--- begin DATASET EXTRACT ---

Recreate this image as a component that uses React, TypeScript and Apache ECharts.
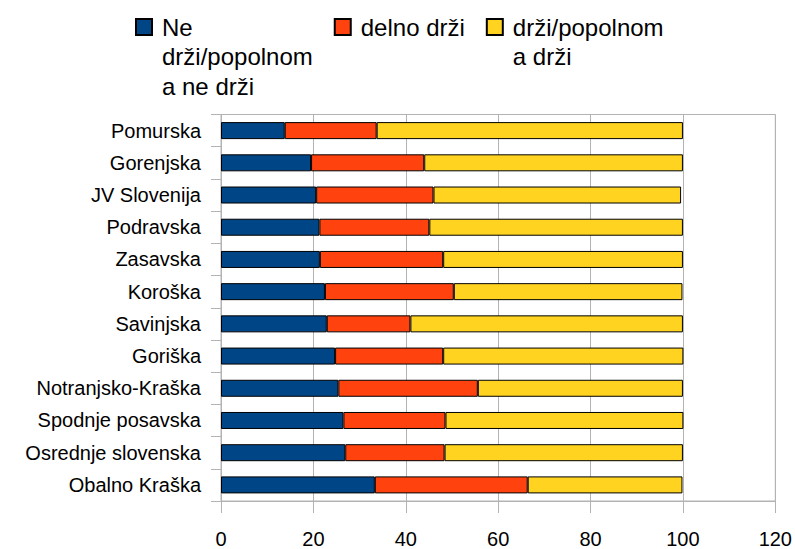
import React, { useEffect, useRef } from "react";
import * as echarts from "echarts";

const categories = [
  "Pomurska",
  "Gorenjska",
  "JV Slovenija",
  "Podravska",
  "Zasavska",
  "Koroška",
  "Savinjska",
  "Goriška",
  "Notranjsko-Kraška",
  "Spodnje posavska",
  "Osrednje slovenska",
  "Obalno Kraška",
];

const seriesNames = ["Ne drži/popolnom a ne drži", "delno drži", "drži/popolnom a drži"];
const legendLines = [
  ["Ne", "drži/popolnom", "a ne drži"],
  ["delno drži"],
  ["drži/popolnom", "a drži"],
];

const neDrzi = [13.8, 19.5, 20.6, 21.3, 21.4, 22.5, 22.9, 24.7, 25.4, 26.5, 26.9, 33.3];
const delnoDrzi = [19.9, 24.5, 25.4, 23.8, 26.7, 27.9, 18.1, 23.4, 30.2, 22.1, 21.5, 33.1];
const drzi = [66.3, 56.0, 53.6, 54.9, 51.9, 49.5, 59.0, 52.0, 44.4, 51.5, 51.6, 33.5];

const xTicks = { min: 0, max: 120, interval: 20 };

const colors = ["#004586", "#ff420e", "#ffd320"];

export default function App() {
  const ref = useRef<HTMLDivElement>(null);
  useEffect(() => {
    if (!ref.current) return;
    const chart = echarts.init(ref.current, null, { renderer: "svg" });
    const font = "Liberation Sans";
    const LH = 29.5;
    const seriesData = [neDrzi, delnoDrzi, drzi];
    // leading blank lines keep the first text line level with the legend icon
    const legendText = (name: string) => {
      const lines = legendLines[seriesNames.indexOf(name)];
      const pad = new Array(lines.length - 1).fill(" ");
      return [...pad, ...lines].join("\n");
    };
    chart.setOption({
      animation: false,
      textStyle: { fontFamily: font },
      legend: {
        left: 135,
        top: 27 - 2.5 * LH,
        padding: 0,
        itemGap: 21,
        itemWidth: 16,
        itemHeight: 16,
        icon: "rect",
        selectedMode: false,
        data: seriesNames,
        formatter: legendText,
        textStyle: { fontFamily: font, fontSize: 24, lineHeight: LH, color: "#000", padding: [0, 0, 0, 5] },
      },
      grid: {
        left: 221,
        right: 18,
        top: 114.5,
        bottom: 40.5,
        show: true,
        borderColor: "#b3b3b3",
        borderWidth: 1,
        containLabel: false,
      },
      xAxis: {
        type: "value",
        min: xTicks.min,
        max: xTicks.max,
        interval: xTicks.interval,
        axisLine: { show: true, lineStyle: { color: "#b3b3b3" } },
        axisTick: { show: true, length: 12, lineStyle: { color: "#b3b3b3" } },
        splitLine: { show: true, lineStyle: { color: "#b3b3b3" } },
        axisLabel: { fontFamily: font, fontSize: 20, color: "#000", margin: 28 },
      },
      yAxis: {
        type: "category",
        data: categories,
        inverse: true,
        axisLine: { show: true, lineStyle: { color: "#b3b3b3" } },
        axisTick: { show: true, length: 10, lineStyle: { color: "#b3b3b3" } },
        splitLine: { show: false },
        axisLabel: { fontFamily: font, fontSize: 20, color: "#000", margin: 20 },
      },
      series: seriesNames.map((n, i) => ({
        name: n,
        type: "bar",
        stack: "total",
        barWidth: 17,
        data: seriesData[i],
        itemStyle: { color: colors[i], borderColor: "#000", borderWidth: 1 },
      })),
    });
    return () => chart.dispose();
  }, []);
  return (
    <div
      ref={ref}
      style={{ position: "fixed", left: 0, top: 0, width: 795, height: 549, background: "#fff" }}
    />
  );
}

--- end DATASET EXTRACT ---

* _WHAT YOU WILL DO_: Copy nothing but the lines from the top of the material through the line holding "import * as", exactly as written; omit pictures.

* _EXERCISE SOLUTION_:
Recreate this image as a component that uses React, TypeScript and Apache ECharts.
import React, { useEffect, useRef } from "react";
import * as echarts from "echarts";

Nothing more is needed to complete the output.